_INPUT ROWS_
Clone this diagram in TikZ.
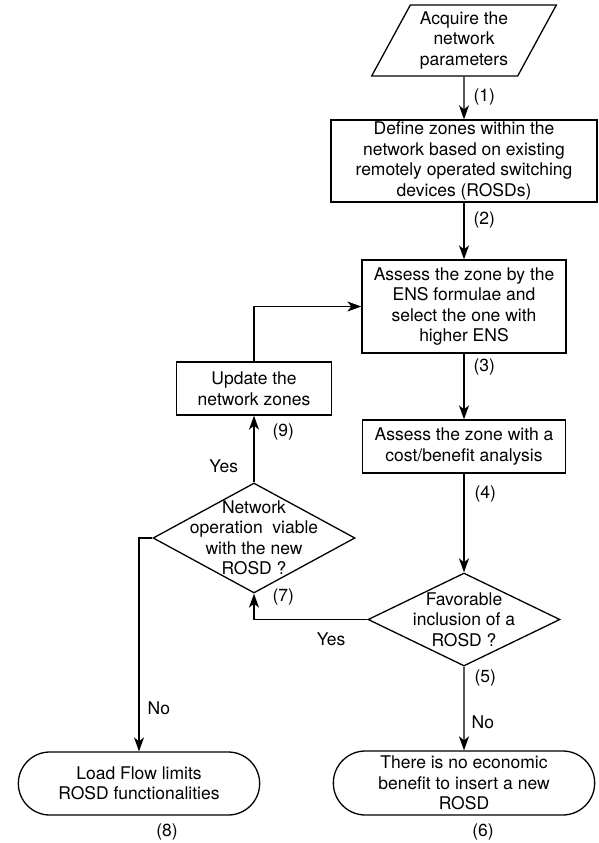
\documentclass[tikz,border=0pt]{standalone}
\usepackage{fontspec}
\setmainfont{TeX Gyre Heros}
\usetikzlibrary{shapes,arrows.meta,positioning}
\tikzstyle{block} = [draw=black, rectangle, align=center, inner ysep=1pt]
\tikzstyle{io} = [draw=black, trapezium, trapezium left angle=62, trapezium right angle=118, trapezium stretches=true, align=center]
\tikzstyle{decision} = [draw=black, diamond, inner sep=0pt]
\tikzstyle{term} = [draw=black, rounded rectangle, align=center, inner ysep=1pt]
\tikzstyle{num} = [anchor=west, inner sep=1pt]

\begin{document}
\begin{tikzpicture}[x=1pt, y=1pt, line width=1.3pt, >={Stealth[length=14pt,width=10pt,inset=4pt]}, font=\fontsize{17.5}{20.5}\selectfont]
	\useasboundingbox (0,0) rectangle (599,-843);

	\node [io, minimum width=185pt, minimum height=71pt] (acquire) at (464,-40.5) {Acquire the\\network\\parameters};
	\node [block, minimum width=266pt, minimum height=82pt] (define) at (464,-161) {Define zones within the\\network based on existing\\remotely operated switching\\devices (ROSDs)};
	\node [block, minimum width=204pt, minimum height=93pt] (assess) at (464,-306.5) {Assess the zone by the\\ENS formulae and\\select the one with\\higher ENS};
	\node [block, minimum width=203pt, minimum height=53pt] (cost) at (464,-446.5) {Assess the zone with a\\cost/benefit analysis};
	\node [decision, minimum width=192pt, minimum height=93pt, label={[align=center]center:Favorable\\inclusion of a\\ROSD ?}] (favor) at (464,-619.5) {};
	\node [block, minimum width=155pt, minimum height=53pt] (update) at (254,-388.5) {Update the\\network zones};
	\node [decision, minimum width=202pt, minimum height=110pt, label={[align=center]center:Network\\operation~ viable\\with the new\\ROSD ?}] (viable) at (254,-538) {};
	\node [term, minimum width=248pt, minimum height=63pt] (loadflow) at (139,-783.5) {Load Flow limits\\ROSD functionalities};
	\node [term, minimum width=268pt, minimum height=64pt] (noben) at (464,-783) {There is no economic\\benefit to insert a new\\ROSD};
	\node (lab8) at (167,-832) {(8)};
	\node (lab6) at (483,-832) {(6)};

	\draw [->] (acquire) -- node[num, xshift=8pt, pos=.48] {(1)} (define);
	\draw [->] (define) -- node[num, xshift=8pt, pos=.31] {(2)} (assess);
	\draw [->] (assess) -- node[num, xshift=8pt, pos=.21] {(3)} (cost);
	\draw [->] (cost) -- node[num, xshift=9pt, pos=.21] {(4)} (favor);
	\draw [->] (favor) -- node[num, xshift=9pt, pos=.14] {(5)} node[num, xshift=6pt, pos=.66] {No} (noben);
	\draw [->] (favor.west) -| node[below, pos=.16, yshift=-9pt] {Yes} node[num, xshift=17pt, pos=.93] {(7)} (viable.south);
	\draw [->] (viable) -- node[num, xshift=17pt, pos=.75] {(9)} node[anchor=east, xshift=-12pt, pos=.24] {Yes} (update);
	\draw [->] (update.north) |- (assess.west);
	\draw [->] (viable.west) -| node[num, xshift=7pt, pos=.9] {No} (loadflow.north);
\end{tikzpicture}
\end{document}
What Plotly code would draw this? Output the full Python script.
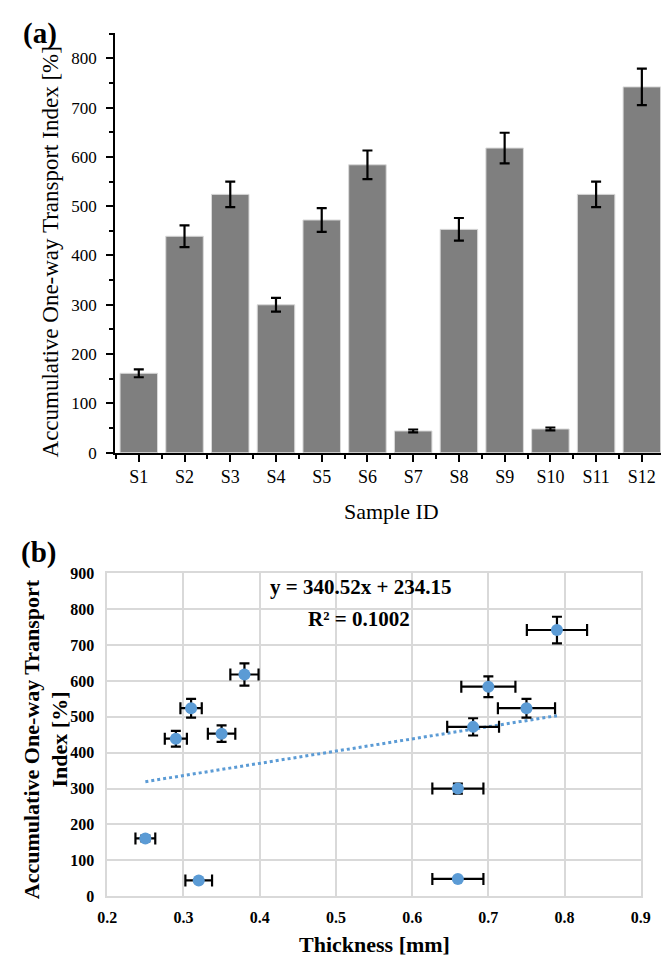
import plotly.graph_objects as go

# ---------------- data ----------------
samples = ["S1", "S2", "S3", "S4", "S5", "S6", "S7", "S8", "S9", "S10", "S11", "S12"]
oti = [161, 439, 524, 300, 472, 584, 44, 453, 618, 48, 524, 742]
oti_err = [8, 22, 26, 14, 24, 29, 3, 23, 31, 3, 26, 37]
thickness = [0.25, 0.29, 0.31, 0.66, 0.68, 0.70, 0.32, 0.35, 0.38, 0.66, 0.75, 0.79]
thickness_err = [0.013, 0.0145, 0.014, 0.0335, 0.034, 0.0355, 0.0175, 0.018, 0.0185, 0.0335, 0.0375, 0.0395]
fit_slope = 340.52
fit_intercept = 234.15
yticks_a = [0, 100, 200, 300, 400, 500, 600, 700, 800]
xticks_b = [0.2, 0.3, 0.4, 0.5, 0.6, 0.7, 0.8, 0.9]
yticks_b = [0, 100, 200, 300, 400, 500, 600, 700, 800, 900]

W, H = 669, 960
SERIF = "Liberation Serif, Times New Roman, serif"

def px(x):
    return x / W

def py(y):
    return 1 - y / H

fig = go.Figure()

xpos = list(range(len(samples)))

# ---------------- (a) bar chart ----------------
fig.add_trace(go.Bar(
    x=xpos, y=oti, width=0.82,
    marker=dict(color="#7f7f7f", line=dict(color="#d9d9d9", width=1)),
    error_y=dict(type="data", array=oti_err, color="black", thickness=2.2, width=5),
    xaxis="x", yaxis="y", showlegend=False,
))

# ---------------- (b) scatter ----------------
x_fit = [min(thickness), max(thickness)]
y_fit = [fit_slope * v + fit_intercept for v in x_fit]
fig.add_trace(go.Scatter(
    x=x_fit, y=y_fit, mode="lines",
    line=dict(color="#5b9bd5", width=3, dash="dot"),
    xaxis="x2", yaxis="y2", showlegend=False,
))
fig.add_trace(go.Scatter(
    x=thickness, y=oti, mode="markers",
    marker=dict(color="#5b9bd5", size=12),
    error_x=dict(type="data", array=thickness_err, color="black", thickness=2.2, width=6),
    error_y=dict(type="data", array=oti_err, color="black", thickness=2.2, width=5),
    xaxis="x2", yaxis="y2", showlegend=False,
))

fig.update_layout(
    width=W, height=H,
    margin=dict(l=0, r=0, t=0, b=0),
    paper_bgcolor="white", plot_bgcolor="white",
    font=dict(family=SERIF, color="black"),
    xaxis=dict(
        domain=[px(100), 1.0], anchor="y",
        range=[-0.52, 11.55],
        tickmode="array", tickvals=xpos, ticktext=samples,
        ticks="outside", ticklen=7, tickwidth=1.5, tickcolor="black",
        minor=dict(tickmode="linear", tick0=0.5, dtick=1, ticks="outside", ticklen=4, tickwidth=1.5, tickcolor="black"),
        showline=True, linecolor="black", linewidth=1.8,
        showgrid=False, zeroline=False,
        tickfont=dict(family=SERIF, size=18, color="black"),
    ),
    yaxis=dict(
        domain=[py(445), py(17)], anchor="x",
        range=[0, 852],
        tickmode="array", tickvals=yticks_a,
        ticks="outside", ticklen=7, tickwidth=1.5, tickcolor="black",
        minor=dict(tickmode="linear", tick0=50, dtick=100, ticks="outside", ticklen=4, tickwidth=1.5, tickcolor="black"),
        showline=True, linecolor="black", linewidth=1.8,
        showgrid=False, zeroline=False,
        ticklabelstandoff=6,
        tickfont=dict(family=SERIF, size=17, color="black"),
    ),
    xaxis2=dict(
        domain=[px(92), px(642)], anchor="y2",
        range=[0.2, 0.9],
        tickmode="array", tickvals=xticks_b, ticktext=[f"{v:.1f}" for v in xticks_b],
        ticks="outside", ticklen=6, tickcolor="rgba(0,0,0,0)",
        showgrid=True, gridcolor="#d9d9d9", gridwidth=1.5,
        showline=True, linecolor="#d9d9d9", linewidth=1.5, mirror=True,
        zeroline=False,
        tickfont=dict(family=SERIF, size=16, color="black", weight="bold"),
    ),
    yaxis2=dict(
        domain=[py(897), py(568)], anchor="x2",
        range=[0, 900],
        tickmode="array", tickvals=yticks_b,
        ticks="outside", ticklen=8, tickcolor="rgba(0,0,0,0)",
        showgrid=True, gridcolor="#d9d9d9", gridwidth=1.5,
        showline=True, linecolor="#d9d9d9", linewidth=1.5, mirror=True,
        zeroline=False,
        tickfont=dict(family=SERIF, size=16, color="black", weight="bold"),
    ),
)

annotations = [
    dict(text="<b>(a)</b>", x=px(3), y=py(18), xanchor="left", yanchor="middle",
         font=dict(family=SERIF, size=29, color="black")),
    dict(text="Accumulative One-way Transport Index [%]", x=px(34), y=py(240), textangle=-90,
         xanchor="center", yanchor="middle", font=dict(family=SERIF, size=23, color="black")),
    dict(text="Sample ID", x=px(385), y=py(505), xanchor="center", yanchor="middle",
         font=dict(family=SERIF, size=22, color="black")),
    dict(text="<b>(b)</b>", x=px(1), y=py(547), xanchor="left", yanchor="middle",
         font=dict(family=SERIF, size=29, color="black")),
    dict(text="<b>Accumulative One-way Transport<br>Index [%]</b>", x=px(-1), y=py(737), textangle=-90,
         xanchor="left", yanchor="middle",
         font=dict(family=SERIF, size=22, color="black")),
    dict(text="<b>Thickness [mm]</b>", x=px(367), y=py(946), xanchor="center", yanchor="middle",
         font=dict(family=SERIF, size=22, color="black")),
    dict(text="<b>y = 340.52x + 234.15</b>", x=px(353), y=py(582), xanchor="center", yanchor="middle",
         font=dict(family=SERIF, size=21, color="black")),
    dict(text="<b>R² = 0.1002</b>", x=px(352), y=py(615), xanchor="center", yanchor="middle",
         font=dict(family=SERIF, size=21, color="black")),
]
for a in annotations:
    a.update(xref="paper", yref="paper", showarrow=False)
fig.update_layout(annotations=annotations)

fig.write_html("out.html")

_WHAT IS EXPECTED_
Among the entries above, locate the line with "What Plotly code" and the line with "import plotly.graph_objects as go". Give those two lines and all lines between them again, exactly, leaving out the pictures.

_ANSWER TO THIS TASK_
What Plotly code would draw this? Output the full Python script.
import plotly.graph_objects as go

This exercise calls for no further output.